Grand Chancellor of the Song Dynasty
- In office July 23, 1205 – November 24, 1207
- Monarch: Emperor Ningzong
- Preceded by: Chen Ziqiang
- Succeeded by: Shi Miyuan

Personal details
- Born: November 6, 1152
- Died: November 24, 1207 (aged 55) Lin'an, Southern Song
- Relatives: Empress Han
- Occupation: Politician

= Han Tuozhou =

Chinese politician (1152–1207)

Han Tuozhou (November 6, 1152 – November 24, 1207) was a Chinese politician of the Southern Song dynasty, who served as a chancellor under Emperor Ningzong.

He was responsible for Southern Song efforts to recover territories lost in northern China to the Jurchen-led Jin dynasty in their 1142 peace settlement that ended the Jin–Song wars. In his efforts to begin a military build-up, he had Yue Fei (who had resigned during peace talks with the Jin dynasty, after which he was jailed and poisoned) posthumously promoted and Qin Hui (who led the aforementioned peace talks with the Jin dynasty) demoted. These efforts were unsuccessful, and the ensuing war was devastating to southern China, resulting in further territorial losses and terrible inflation. In consequence, Han was executed by the Southern Song dynasty, and his head was offered to the Jin dynasty as a peace offering.

Han Tuozhou is also famous for his opposition to daoxue (the Song's Neo-Confucianist movement) which was banned on his order during the years 1195–99. His antagonizing policies were reversed by his successor in office, Shi Miyuan.

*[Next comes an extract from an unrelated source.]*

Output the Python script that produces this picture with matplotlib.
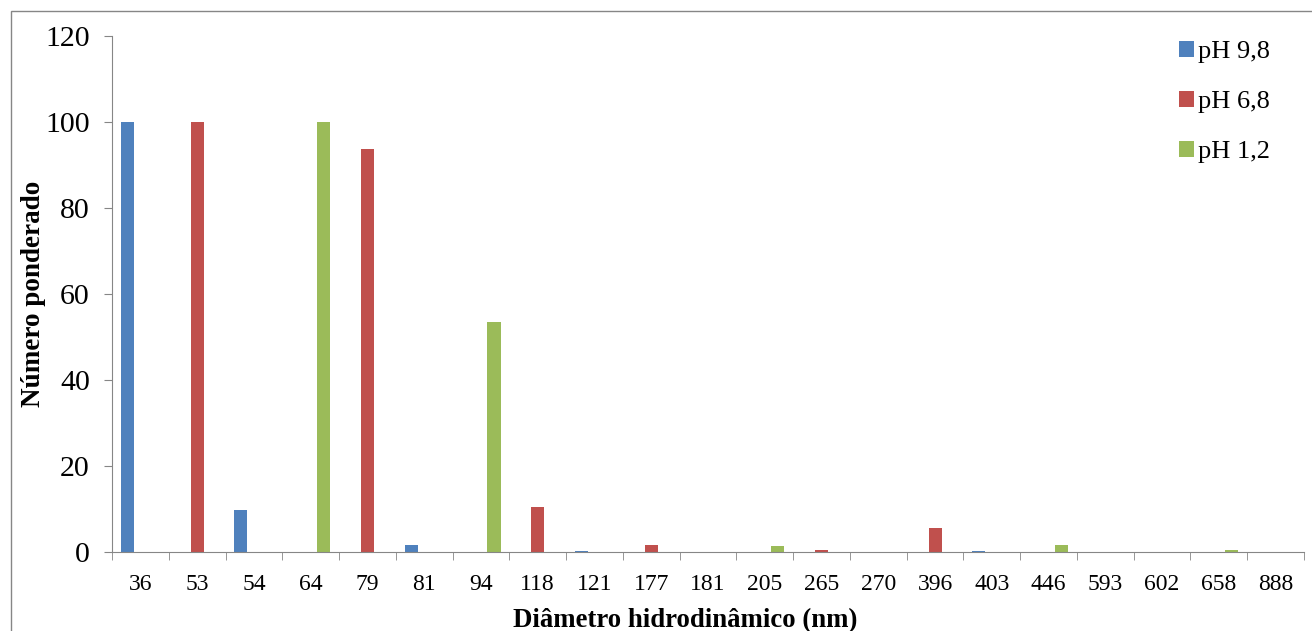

Han was assassinated by bludgeoning in 1207, on his way to the imperial palace. This was an exceptional affair in the generally tolerant political atmosphere of the Song. Yuan dynasty historiographers assigned the blame of assassination on Shi Miyuan. However, such judgement is questioned. More plausibly, his extermination was ordered by Empress Yang who succeeded the deceased niece of Han Tuozhou, Empress Han (d.1200)

Han's and Su Shidan's (蘇師旦, subordinate of Han) bodies were exhumed and presented to the Jin dynasty as compensation for the Southern Song's aggression, in the negotiation process carried out by Wang Nan and Xu Yi. This measure was probably undertaken as compensation for the humiliation of Jin confederate Wu Xi (吳曦), whose body was hung on displays in Xingzhou (興州, in modern Lueyang, Shaanxi) and Lin'an. On some accounts, the Jin dynasty provided Han with honorary burial, recognizing him as a loyal official.